**CHALLENGE:** Omit all pictures, then retype the data exactly as given.

— start of RECORDED DATA —

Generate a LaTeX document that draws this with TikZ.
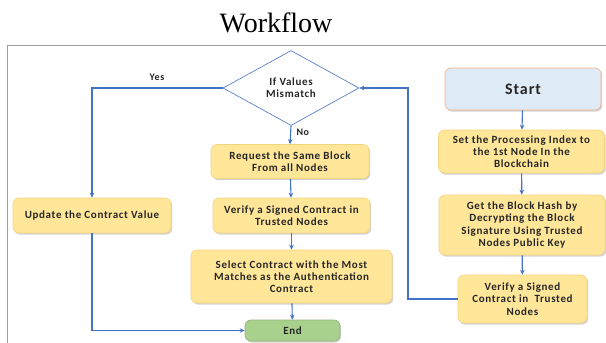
\documentclass[tikz,border=0pt]{standalone}
\usepackage{fontspec}
\setmainfont{Carlito}
\newfontfamily\titlefont{Liberation Serif}
\newfontfamily\boxfont[LetterSpace=6]{Carlito}
\usetikzlibrary{shapes.geometric,arrows.meta,shadows,calc}

\definecolor{flowblue}{HTML}{4472C4}
\definecolor{boxfill}{HTML}{FFE699}
\definecolor{boxline}{HTML}{F2D47E}
\definecolor{startfill}{HTML}{DEEBF7}
\definecolor{startline}{HTML}{F4B183}
\definecolor{endfill}{HTML}{A9D18E}
\definecolor{textdark}{HTML}{262626}

\tikzset{
  stepbox/.style={draw=boxline, fill=boxfill, rounded corners=6pt, line width=0.6pt,
    align=center, font=\boxfont\bfseries\fontsize{11}{12.3}\selectfont, text=textdark,
    inner sep=2pt,
    drop shadow={opacity=0.35, shadow xshift=1.2pt, shadow yshift=-1.6pt}},
  startbox/.style={stepbox, draw=startline, fill=startfill,
    font=\boxfont\bfseries\fontsize{16}{18}\selectfont},
  endbox/.style={stepbox, draw=endfill!85!black, fill=endfill},
  decision/.style={diamond, draw=flowblue, line width=0.6pt, fill=white, inner sep=0pt,
    align=center, font=\boxfont\bfseries\fontsize{11}{12.3}\selectfont, text=textdark},
  flow/.style={draw=flowblue, line width=1.1pt, -{Stealth[length=5pt,width=4.5pt]}},
  edgelabel/.style={font=\boxfont\bfseries\fontsize{10}{11}\selectfont, text=textdark},
}

\begin{document}
\begin{tikzpicture}[x=1pt,y=-1pt]
  \useasboundingbox (0,0) rectangle (606,343);

  % heading and open frame
  \node[font=\titlefont\fontsize{28}{30}\selectfont] (title) at (276,23) {Workflow};
  \draw[gray!75, line width=0.9pt] (7,343) -- (7,45) -- (606,45);

  % decision
  \node[decision, minimum width=136pt, minimum height=75pt] (dec) at (291,88) {If Values\\Mismatch};

  % right column
  \node[startbox, minimum width=156pt, minimum height=42pt] (start) at (523,89) {Start};
  \node[stepbox, minimum width=166pt, minimum height=43pt] (set) at (521.5,151.5)
    {Set the Processing Index to\\the 1st Node In the\\Blockchain};
  \node[stepbox, minimum width=166pt, minimum height=60pt] (get) at (522,225)
    {Get the Block Hash by\\Decrypting the Block\\Signature Using Trusted\\Nodes Public Key};
  \node[stepbox, minimum width=129pt, minimum height=48pt] (ver2) at (522.5,299)
    {Verify a Signed\\Contract in\ \ Trusted\\Nodes};

  % middle column
  \node[stepbox, minimum width=158pt, minimum height=34pt] (req) at (290,161.5)
    {Request the Same Block\\From all Nodes};
  \node[stepbox, minimum width=157pt, minimum height=35pt] (ver1) at (291.5,215.5)
    {Verify a Signed Contract in\\Trusted Nodes};
  \node[stepbox, minimum width=201pt, minimum height=53pt] (sel) at (291.5,276.5)
    {Select Contract with the Most\\Matches as the Authentication\\Contract};
  \node[endbox, minimum width=95pt, minimum height=21pt] (end) at (292.5,330.5) {End};

  % left column
  \node[stepbox, minimum width=158pt, minimum height=35pt] (upd) at (92,215.5)
    {Update the Contract Value};

  % connectors
  \coordinate (back) at (408,299);
  \draw[flow] (start) -- (set);
  \draw[flow] (set) -- (get);
  \draw[flow] (get) -- (ver2);
  \draw[flow] (ver2.west) -- (back) |- (dec.east);

  \draw[flow] (dec.south) -- node[edgelabel, right, pos=0.35, xshift=2pt] (nolab) {No} (req.north);
  \draw[flow] (req) -- (ver1);
  \draw[flow] (ver1) -- (sel);
  \draw[flow] (sel) -- (end);

  \draw[flow] (dec.west) -| (upd.north);
  \node[edgelabel] (yeslab) at (157,77) {Yes};
  \draw[flow] (upd.south) |- (end.west);
\end{tikzpicture}
\end{document}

— end of RECORDED DATA —

**WRITTEN ANSWER:**
Generate a LaTeX document that draws this with TikZ.
\documentclass[tikz,border=0pt]{standalone}
\usepackage{fontspec}
\setmainfont{Carlito}
\newfontfamily\titlefont{Liberation Serif}
\newfontfamily\boxfont[LetterSpace=6]{Carlito}
\usetikzlibrary{shapes.geometric,arrows.meta,shadows,calc}

\definecolor{flowblue}{HTML}{4472C4}
\definecolor{boxfill}{HTML}{FFE699}
\definecolor{boxline}{HTML}{F2D47E}
\definecolor{startfill}{HTML}{DEEBF7}
\definecolor{startline}{HTML}{F4B183}
\definecolor{endfill}{HTML}{A9D18E}
\definecolor{textdark}{HTML}{262626}

\tikzset{
  stepbox/.style={draw=boxline, fill=boxfill, rounded corners=6pt, line width=0.6pt,
    align=center, font=\boxfont\bfseries\fontsize{11}{12.3}\selectfont, text=textdark,
    inner sep=2pt,
    drop shadow={opacity=0.35, shadow xshift=1.2pt, shadow yshift=-1.6pt}},
  startbox/.style={stepbox, draw=startline, fill=startfill,
    font=\boxfont\bfseries\fontsize{16}{18}\selectfont},
  endbox/.style={stepbox, draw=endfill!85!black, fill=endfill},
  decision/.style={diamond, draw=flowblue, line width=0.6pt, fill=white, inner sep=0pt,
    align=center, font=\boxfont\bfseries\fontsize{11}{12.3}\selectfont, text=textdark},
  flow/.style={draw=flowblue, line width=1.1pt, -{Stealth[length=5pt,width=4.5pt]}},
  edgelabel/.style={font=\boxfont\bfseries\fontsize{10}{11}\selectfont, text=textdark},
}

\begin{document}
\begin{tikzpicture}[x=1pt,y=-1pt]
  \useasboundingbox (0,0) rectangle (606,343);

  % heading and open frame
  \node[font=\titlefont\fontsize{28}{30}\selectfont] (title) at (276,23) {Workflow};
  \draw[gray!75, line width=0.9pt] (7,343) -- (7,45) -- (606,45);

  % decision
  \node[decision, minimum width=136pt, minimum height=75pt] (dec) at (291,88) {If Values\\Mismatch};

  % right column
  \node[startbox, minimum width=156pt, minimum height=42pt] (start) at (523,89) {Start};
  \node[stepbox, minimum width=166pt, minimum height=43pt] (set) at (521.5,151.5)
    {Set the Processing Index to\\the 1st Node In the\\Blockchain};
  \node[stepbox, minimum width=166pt, minimum height=60pt] (get) at (522,225)
    {Get the Block Hash by\\Decrypting the Block\\Signature Using Trusted\\Nodes Public Key};
  \node[stepbox, minimum width=129pt, minimum height=48pt] (ver2) at (522.5,299)
    {Verify a Signed\\Contract in\ \ Trusted\\Nodes};

  % middle column
  \node[stepbox, minimum width=158pt, minimum height=34pt] (req) at (290,161.5)
    {Request the Same Block\\From all Nodes};
  \node[stepbox, minimum width=157pt, minimum height=35pt] (ver1) at (291.5,215.5)
    {Verify a Signed Contract in\\Trusted Nodes};
  \node[stepbox, minimum width=201pt, minimum height=53pt] (sel) at (291.5,276.5)
    {Select Contract with the Most\\Matches as the Authentication\\Contract};
  \node[endbox, minimum width=95pt, minimum height=21pt] (end) at (292.5,330.5) {End};

  % left column
  \node[stepbox, minimum width=158pt, minimum height=35pt] (upd) at (92,215.5)
    {Update the Contract Value};

  % connectors
  \coordinate (back) at (408,299);
  \draw[flow] (start) -- (set);
  \draw[flow] (set) -- (get);
  \draw[flow] (get) -- (ver2);
  \draw[flow] (ver2.west) -- (back) |- (dec.east);

  \draw[flow] (dec.south) -- node[edgelabel, right, pos=0.35, xshift=2pt] (nolab) {No} (req.north);
  \draw[flow] (req) -- (ver1);
  \draw[flow] (ver1) -- (sel);
  \draw[flow] (sel) -- (end);

  \draw[flow] (dec.west) -| (upd.north);
  \node[edgelabel] (yeslab) at (157,77) {Yes};
  \draw[flow] (upd.south) |- (end.west);
\end{tikzpicture}
\end{document}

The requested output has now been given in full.